If you would choose a man of feats in eating, go to the walls of a college- look for a spare, tall young man, whose large bones hang together as if by wires. Let him have a hatchet-face, a long nose, skinny hands, large feet, very unusually long legs, which have supported him for about eighteen years. Set him down to a table of any thing, keep him in good humor, and make believe' to eat yourself. You shall see miracles! And then the best of the joke is, to see his ease of deportment after the mass is stowed. He is as thin as before. He grins in horrible delight, as his memory runs over his late feast. You may perhaps have some fears for your own bread and steaks: the passion is up; soothe him with a cigar, but do not be alone long, with such a man. Wellgo to tea with him- a college tea, of hot cakes and cold ham or beef, and you will see that the reservoir is empty, ready to be filled. But what is most remarkable, is, that this very Ajax will go to his room, and study six hours at a sitting, upon Greek or mathematics, after such feeding, and be up in the morning, going smiling to prayers.

Different from him, is the little gentleman who comes to college with a taste adulterated at home, by sweet-meats and cakes, from his infancy. He cannot think of boarding in commons; he eats at a private table, but lives mostly in his room, upon oranges, candy, and gingerbread. Such little men are excellent at a supper of ducks. Chicken is too cheap and vulgar. To eat with appetite, they must be sure the dish is genteel.

But if you would see good sport, go to the room of some young freshman, who is more bent upon fun than style. He is preparing for a feast at ten o'clock at night. He is roasting his potatoes by a blazing fire, and a group of six or eight are watching the process, with rosy cheeks and sparkling eyes. By and by the table is set -his study table- the butter is unrolled from a sheet of paper - it was hooked from commons; perhaps the potatoes were hooked too. The salt is produced from his waistcoat pocket, and an old knife or two is found. Some eat with their fingers, and the knife passes round for the butter the salt is used with less ceremony.

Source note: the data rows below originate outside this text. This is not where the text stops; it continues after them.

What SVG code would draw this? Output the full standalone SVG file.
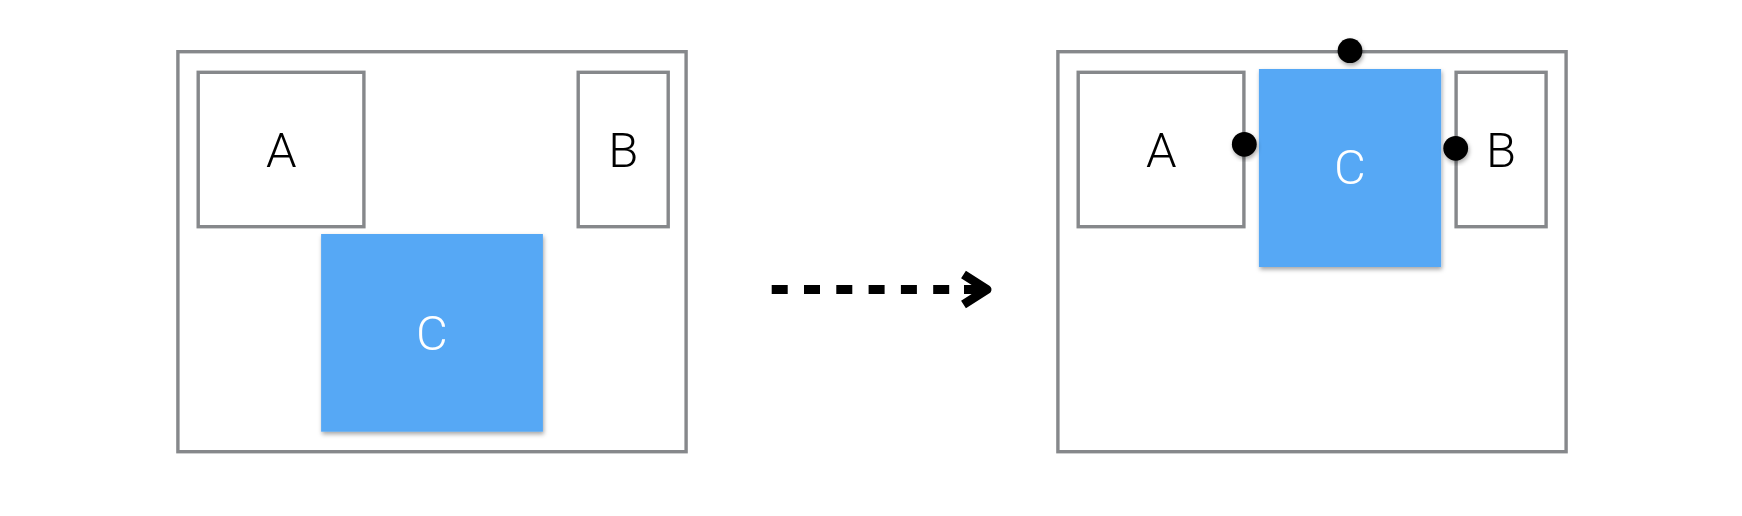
<svg xmlns="http://www.w3.org/2000/svg" width="1742" height="516" viewBox="0 0 1742 516">
  <style>
    .frame { fill: #ffffff; stroke: #86888b; stroke-width: 3.4; }
    .box { fill: #ffffff; stroke: #86888b; stroke-width: 3.4; }
    .blue { fill: #56a8f5; filter: url(#shadow); }
    .dot { fill: #000000; filter: url(#shadow); }
    .lbl { font-family: Roboto, "Liberation Sans", sans-serif; font-weight: 300; font-size: 49px; text-anchor: middle; fill: #000000; }
    .lblw { fill: #ffffff; }
    .arrow { fill: none; stroke: #000000; stroke-width: 9; }
  </style>
  <defs>
    <filter id="shadow" x="-20%" y="-20%" width="140%" height="140%">
      <feDropShadow dx="1" dy="2.5" stdDeviation="2" flood-color="#000000" flood-opacity="0.35"/>
    </filter>
  </defs>
  <rect width="1742" height="516" fill="#ffffff"/>

  <g id="left-frame">
    <rect class="frame" x="177.9" y="51.7" width="508.2" height="400"/>
  </g>
  <g id="left-A">
    <rect class="box" x="198.2" y="72.3" width="165.7" height="154.4"/>
    <text class="lbl" x="281.4" y="166.7">A</text>
  </g>
  <g id="left-B">
    <rect class="box" x="578.2" y="72.3" width="90" height="154.4"/>
    <text class="lbl" x="623.2" y="166.7">B</text>
  </g>
  <g id="left-C">
    <rect class="blue" x="321.1" y="234" width="221.8" height="197.7"/>
    <text class="lbl lblw" x="431.8" y="350">C</text>
  </g>

  <g id="connectors">
    <line class="arrow" x1="771.7" y1="289.5" x2="964" y2="289.5" stroke-dasharray="16 16.3"/>
    <line class="arrow" x1="964" y1="289.5" x2="986" y2="289.5"/>
    <polyline class="arrow" points="963.5,274.5 987,289.5 963.5,304.5" stroke-linejoin="round"/>
  </g>

  <g id="right-frame">
    <rect class="frame" x="1057.9" y="51.7" width="508.2" height="400"/>
  </g>
  <g id="right-A">
    <rect class="box" x="1078.2" y="72.3" width="165.7" height="154.4"/>
    <text class="lbl" x="1161.4" y="166.7">A</text>
  </g>
  <g id="right-B">
    <rect class="box" x="1456.1" y="72.3" width="90" height="154.4"/>
    <text class="lbl" x="1501" y="166.7">B</text>
  </g>
  <g id="right-C">
    <rect class="blue" x="1258.9" y="69" width="182.2" height="198"/>
    <text class="lbl lblw" x="1350" y="184">C</text>
  </g>
  <g id="anchors">
    <circle class="dot" cx="1350" cy="50.7" r="12.4"/>
    <circle class="dot" cx="1244.3" cy="144.3" r="12.4"/>
    <circle class="dot" cx="1455.7" cy="148.3" r="12.4"/>
  </g>
</svg>
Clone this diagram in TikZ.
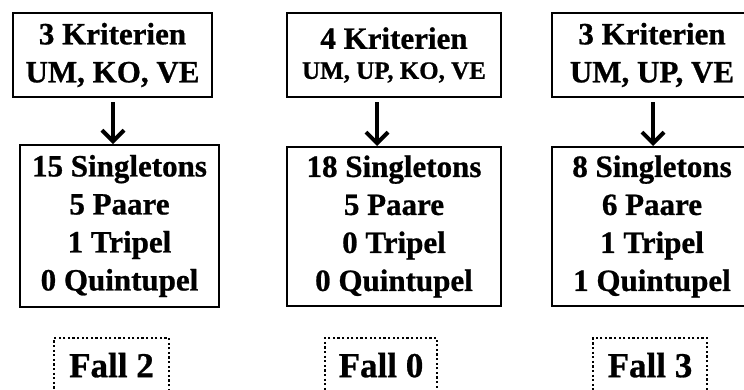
\documentclass[tikz,border=0pt]{standalone}
\usepackage{fontspec}
\setmainfont[BoldFeatures={FakeBold=0.8}]{Liberation Serif}
\usetikzlibrary{arrows.meta}
\begin{document}
\begin{tikzpicture}[x=1bp,y=-1bp,
  box/.style={draw, line width=2bp, rectangle, inner sep=0pt, align=center,
    font=\fontsize{31bp}{38bp}\selectfont\bfseries},
  fallbox/.style={draw, line width=1.4bp, dash pattern=on 2.2bp off 2.4bp,
    inner sep=0pt, text depth=8bp, minimum height=62bp,
    font=\fontsize{35bp}{38bp}\selectfont\bfseries},
  arr/.style={line width=4bp, -{Straight Barb[length=11bp,width=22bp]}}]
\useasboundingbox (0,0) rectangle (744,389);

% column 1
\node[box, minimum width=199bp, minimum height=84bp] (k2) at (112.5,55) {3 Kriterien\\UM, KO, VE};
\node[box, minimum width=199bp, minimum height=162bp] (r2) at (119.5,226) {15 Singletons\\5 Paare\\1 Tripel\\0 Quintupel};
\node[fallbox, minimum width=115bp] (f2) at (111.5,369) {Fall 2};
\draw[arr] ([yshift=-4bp,xshift=0.5bp]k2.south) -- ([xshift=0.5bp]k2.south |- r2.north);

% column 2
\node[box, minimum width=214bp, minimum height=84bp] (k0) at (394,55) {4 Kriterien\\[-8bp]{\fontsize{25bp}{38bp}\selectfont UM, UP, KO, VE}};
\node[box, minimum width=214bp, minimum height=159bp] (r0) at (394,226.5) {18 Singletons\\5 Paare\\0 Tripel\\0 Quintupel};
\node[fallbox, minimum width=112bp] (f0) at (381,369) {Fall 0};
\draw[arr] ([yshift=-4bp,xshift=-17bp]k0.south) -- ([xshift=-17bp]k0.south |- r0.north);

% column 3
\node[box, minimum width=200bp, minimum height=84bp] (k3) at (652,55) {3 Kriterien\\UM, UP, VE};
\node[box, minimum width=200bp, minimum height=159bp] (r3) at (652,226.5) {8 Singletons\\6 Paare\\1 Tripel\\1 Quintupel};
\node[fallbox, minimum width=114bp] (f3) at (650,369) {Fall 3};
\draw[arr] ([yshift=-4bp,xshift=1bp]k3.south) -- ([xshift=1bp]k3.south |- r3.north);
\end{tikzpicture}
\end{document}
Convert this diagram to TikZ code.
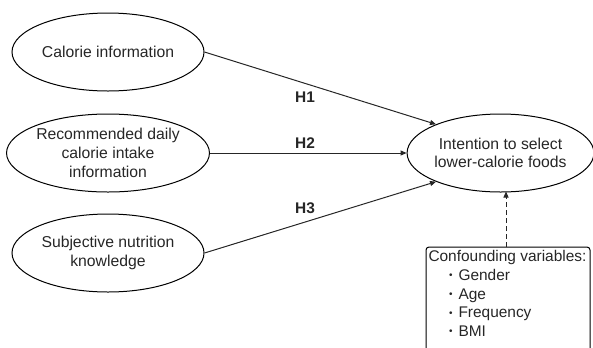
\documentclass[tikz,border=0pt]{standalone}
\usepackage{fontspec}
\setmainfont{Liberation Sans}
\usetikzlibrary{shapes.geometric,arrows.meta,calc}
\newcommand{\mybul}{\raisebox{0.2ex}{\fontsize{10}{10}\selectfont\textbullet}}
\begin{document}
\begin{tikzpicture}[x=1bp,y=-1bp,
  ell/.style={draw, ellipse, line width=1bp, minimum width=192bp, minimum height=78bp,
    inner sep=0pt, align=center, text=black!85, font=\fontsize{15.8}{18.8}\selectfont},
  arr/.style={line width=1bp, draw=black!85, -{Triangle[length=6bp,width=5bp]}},
  hyp/.style={font=\fontsize{15.5}{18}\selectfont\bfseries, text=black!85},
  confbox/.style={line width=1bp, anchor=north west,
    inner xsep=2bp, inner ysep=3bp, text=black!85, font=\fontsize{15.5}{18.8}\selectfont}]
\useasboundingbox (0,0) rectangle (593,347);
\node[ell] (ci) at (108,52) {Calorie information};
\node[ell] (rd) at (108,153) {Recommended daily\\calorie intake\\information};
\node[ell] (sn) at (108,253) {Subjective nutrition\\knowledge};
\node[ell, minimum width=183bp] (int) at (500.5,153) {Intention to select\\lower-calorie foods};
\node[confbox] (conf) at (426,247) {\parbox[t][95bp][t]{159bp}{\raggedright
  Confounding variables:\\
  \makebox[30bp][r]{\mybul\hspace{6bp}}Gender\\
  \makebox[30bp][r]{\mybul\hspace{6bp}}Age\\
  \makebox[30bp][r]{\mybul\hspace{6bp}}Frequency\\
  \makebox[30bp][r]{\mybul\hspace{6bp}}BMI}};
\draw[line width=1bp, rounded corners=3bp] (conf.west |- 0,352) -- (conf.north west) -- (conf.north east) -- (conf.east |- 0,352);
\draw[arr] (ci.east) -- (int.156);
\draw[arr] (rd.east) -- (int.west);
\draw[arr] (sn.east) -- (int.204);
\draw[arr, dash pattern=on 5bp off 3bp] (conf.north -| 506,0) -- (506,191.5);
\node[hyp] (h1) at (305,97) {H1};
\node[hyp] (h2) at (305,143) {H2};
\node[hyp] (h3) at (305,208) {H3};
\end{tikzpicture}
\end{document}
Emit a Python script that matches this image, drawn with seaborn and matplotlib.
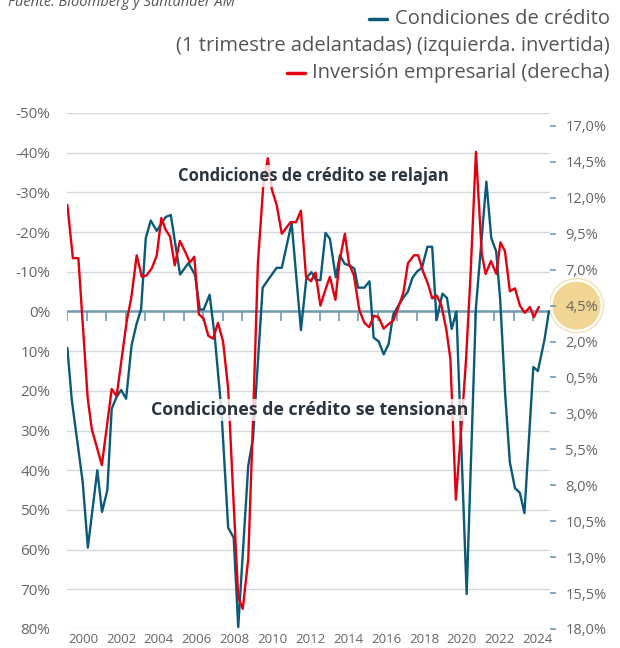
import matplotlib
matplotlib.use('Agg')
import matplotlib.pyplot as plt
import seaborn as sns
import numpy as np
from matplotlib.patches import Circle
from matplotlib.lines import Line2D
from matplotlib.transforms import IdentityTransform

# Condiciones de crédito (1 trimestre adelantadas), eje izquierdo invertido, %
credit_years = [1999.17, 1999.40, 1999.98, 2000.25, 2000.75, 2001.00, 2001.28, 2001.51, 2001.78, 2002.01,
                2002.27, 2002.56, 2002.83, 2003.06, 2003.31, 2003.57, 2003.89, 2004.36, 2004.63, 2005.12,
                2005.56, 2005.91, 2006.16, 2006.37, 2006.68, 2006.95, 2007.30, 2007.66, 2007.95, 2008.19,
                2008.72, 2008.97, 2009.48, 2009.83, 2010.22, 2010.49, 2011.01, 2011.50, 2011.79, 2012.06,
                2012.30, 2012.53, 2012.80, 2013.03, 2013.34, 2013.56, 2013.81, 2014.10, 2014.32, 2014.52,
                2014.85, 2015.12, 2015.34, 2015.60, 2015.87, 2016.13, 2016.37, 2016.65, 2016.91, 2017.15,
                2017.39, 2017.64, 2017.89, 2018.18, 2018.43, 2018.66, 2018.97, 2019.21, 2019.46, 2019.71,
                2020.25, 2020.74, 2021.29, 2021.55, 2021.81, 2022.02, 2022.28, 2022.53, 2022.80, 2023.06,
                2023.30, 2023.77, 2024.01, 2024.36, 2024.59]
credit_vals = [9.2, 22.2, 43.0, 59.5, 40.0, 50.5, 45.0, 24.5, 21.4, 19.8,
               22.0, 8.5, 3.0, -0.5, -18.5, -22.9, -20.3, -23.8, -24.3, -9.3,
               -12.2, -9.2, -0.5, -0.5, -4.2, 6.3, 24.8, 54.5, 57.0, 79.5,
               38.8, 32.0, -6.0, -8.4, -11.0, -11.0, -22.3, 4.7, -8.5, -9.9,
               -7.9, -7.9, -19.8, -18.3, -8.6, -14.2, -12.0, -11.5, -10.8, -6.0,
               -6.0, -7.6, 6.6, 7.5, 10.8, 8.2, 0.8, -1.5, -3.5, -5.0,
               -8.5, -10.1, -11.0, -16.3, -16.3, 2.2, -4.5, -3.4, 4.4, 0.0,
               71.2, -1.0, -32.7, -18.5, -15.1, -3.0, 20.6, 38.0, 44.5, 45.7,
               50.8, 14.0, 15.0, 7.1, 0.0]

# Inversión empresarial, eje derecho, %
invest_years = [1999.17, 1999.46, 1999.75, 2000.24, 2000.46, 2000.99, 2001.51, 2001.77, 2002.30, 2002.55,
                2002.83, 2003.10, 2003.35, 2003.63, 2003.89, 2004.13, 2004.35, 2004.59, 2004.84, 2005.11,
                2005.37, 2005.64, 2005.87, 2006.11, 2006.36, 2006.61, 2006.86, 2007.12, 2007.39, 2007.66,
                2007.92, 2008.19, 2008.43, 2008.72, 2008.97, 2009.23, 2009.51, 2009.75, 2009.96, 2010.22,
                2010.49, 2010.95, 2011.24, 2011.50, 2011.77, 2012.03, 2012.27, 2012.53, 2012.79, 2013.03,
                2013.32, 2013.54, 2013.82, 2014.04, 2014.30, 2014.58, 2014.85, 2015.10, 2015.36, 2015.60,
                2015.87, 2016.12, 2016.37, 2016.62, 2016.91, 2017.15, 2017.47, 2017.69, 2017.94, 2018.21,
                2018.43, 2018.67, 2018.92, 2019.18, 2019.39, 2019.68, 2019.95, 2020.21, 2020.45, 2020.74,
                2021.05, 2021.25, 2021.53, 2021.82, 2022.03, 2022.27, 2022.53, 2022.80, 2023.06, 2023.32,
                2023.59, 2023.80, 2024.06]
invest_vals = [11.5, 7.8, 7.8, -1.9, -4.1, -6.6, -1.3, -1.8, 3.4, 5.1,
               8.0, 6.5, 6.6, 7.1, 8.0, 10.6, 9.8, 9.3, 7.3, 9.0,
               8.3, 7.5, 7.9, 3.9, 3.6, 2.4, 2.2, 3.3, 2.0, -1.3,
               -8.5, -15.8, -16.6, -13.1, -3.5, 7.5, 12.8, 14.75, 12.6, 11.5,
               9.5, 10.3, 10.3, 11.1, 6.5, 6.2, 6.8, 4.5, 5.6, 6.5,
               4.9, 7.6, 9.5, 7.4, 6.6, 4.2, 3.3, 3.0, 3.8, 3.7,
               2.9, 3.2, 3.45, 4.3, 5.4, 7.45, 8.0, 8.0, 6.9, 6.0,
               5.0, 5.2, 4.5, 2.8, 0.8, -9.0, -4.3, 0.6, 6.5, 15.2,
               8.1, 6.7, 7.6, 6.7, 8.9, 8.3, 5.5, 5.7, 4.5, 4.0,
               4.4, 3.7, 4.4]

left_ticks = list(range(-50, 81, 10))
right_ticks = [17.0, 14.5, 12.0, 9.5, 7.0, 4.5, 2.0, -0.5, -3.0, -5.5, -8.0, -10.5, -13.0, -15.5, -18.0]
year_ticks = list(range(2000, 2025, 2))
last_invest = 4.5

BLUE = '#0a5a78'
RED = '#e3000f'
ZERO = '#6f9bb1'
GREY = '#666666'
DARK = '#2a3540'

sns.set_theme(style='white')
plt.rcParams['font.family'] = ['Open Sans', 'DejaVu Sans']

fig = plt.figure(figsize=(6.2, 6.48), dpi=100)
ax = fig.add_axes([67 / 620, 19 / 648, 483 / 620, 516 / 648])

sns.lineplot(x=credit_years, y=credit_vals, ax=ax, color=BLUE, lw=1.7, estimator=None, sort=False, zorder=3)
ax.set_ylim(80, -50)
ax.set_xlim(1999.15, 2024.65)
ax.set_yticks(left_ticks)
ax.set_yticklabels([f'{v}%' for v in left_ticks])
ax.set_xticks(year_ticks)
ax.set_xticklabels([str(y) for y in year_ticks])
ax.grid(axis='y', color='#d4d7dc', lw=1)
ax.grid(axis='x', visible=False)
ax.set_axisbelow(True)
ax.tick_params(axis='y', length=0, pad=12, labelsize=11, labelcolor=GREY)
ax.tick_params(axis='x', length=0, pad=3, labelsize=9.5, labelcolor=GREY)
ax.set_xlabel('')
ax.set_ylabel('')

# linea del cero con marcas
ax.axhline(0, color=ZERO, lw=1.8, zorder=1.5)
ax.vlines(np.linspace(1999.17, 2023.75, 25), 0, 2.4, color=ZERO, lw=1.2, zorder=1.5)

ax2 = ax.twinx()
sns.lineplot(x=invest_years, y=invest_vals, ax=ax2, color=RED, lw=1.7, estimator=None, sort=False)
ax2.set_ylim(-18, 17.9)
ax2.set_yticks(right_ticks)
ax2.set_yticklabels([f'{abs(v):.1f}%'.replace('.', ',') for v in right_ticks])
ax2.tick_params(axis='y', length=4, width=1.2, color=ZERO, pad=7, labelsize=10.5, labelcolor=GREY)
ax2.grid(False)
ax2.set_ylabel('')

for a in (ax, ax2):
    for s in a.spines.values():
        s.set_visible(False)

box = dict(boxstyle='square,pad=0.1', fc='white', ec='none', alpha=0.8)
fig.text(313 / 620, 1 - 176 / 648, 'Condiciones de crédito se relajan', ha='center', va='center',
         fontsize=11.9, fontweight='bold', color=DARK, bbox=box)
fig.text(310 / 620, 1 - 410 / 648, 'Condiciones de crédito se tensionan', ha='center', va='center',
         fontsize=12.8, fontweight='bold', color=DARK, bbox=box)

fig.text(8 / 620, 1 - 3 / 648, 'Fuente: Bloomberg y Santander AM', style='italic', ha='left', va='center',
         fontsize=10.5, color='#555555')

t1 = fig.text(610 / 620, 1 - 19 / 648, 'Condiciones de crédito', ha='right', va='center', fontsize=14.5,
              color='#555555')
fig.text(610 / 620, 1 - 46 / 648, '(1 trimestre adelantadas) (izquierda. invertida)', ha='right', va='center',
         fontsize=14.5, color='#555555')
t3 = fig.text(610 / 620, 1 - 73 / 648, 'Inversión empresarial (derecha)', ha='right', va='center', fontsize=14.5,
              color='#555555')

fig.canvas.draw()
renderer = fig.canvas.get_renderer()
for t, c in ((t1, BLUE), (t3, RED)):
    bb = t.get_window_extent(renderer)
    yc = (bb.y0 + bb.y1) / 2
    fig.add_artist(Line2D([bb.x0 - 26, bb.x0 - 8], [yc, yc], transform=IdentityTransform(), color=c, lw=2.5))

# circulo del ultimo dato
cy = ax2.transData.transform((2000, last_invest))[1]
fig.add_artist(Circle((576.5, cy), 24, transform=IdentityTransform(), fc='#f0d593', ec='none', zorder=-1))
fig.add_artist(Circle((576.5, cy), 27, transform=IdentityTransform(), fill=False, ec='#f3e2b2', lw=1, zorder=-1))

fig.savefig('out.png', dpi=100)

'How devilish hot this is!' says one, who runs about the room, as if it would stop the pain.

Ha-ha-ha!' roar out the whole club of little potato eaters. They are all so happy, they can laugh at any thing.

'Fellows,' issues from the stuffed mouth of another, 'I shan't be taken up to-morrow, I guess; they say the lesson is as hard as the d-l.'

Some decide upon a 'miss,' some upon 'tick;' the lesson is soon forgotten, and the potatoes rapidly disappear.

Some one raps! All are pale as death. Suspensions, publics, privates, stare them in the face.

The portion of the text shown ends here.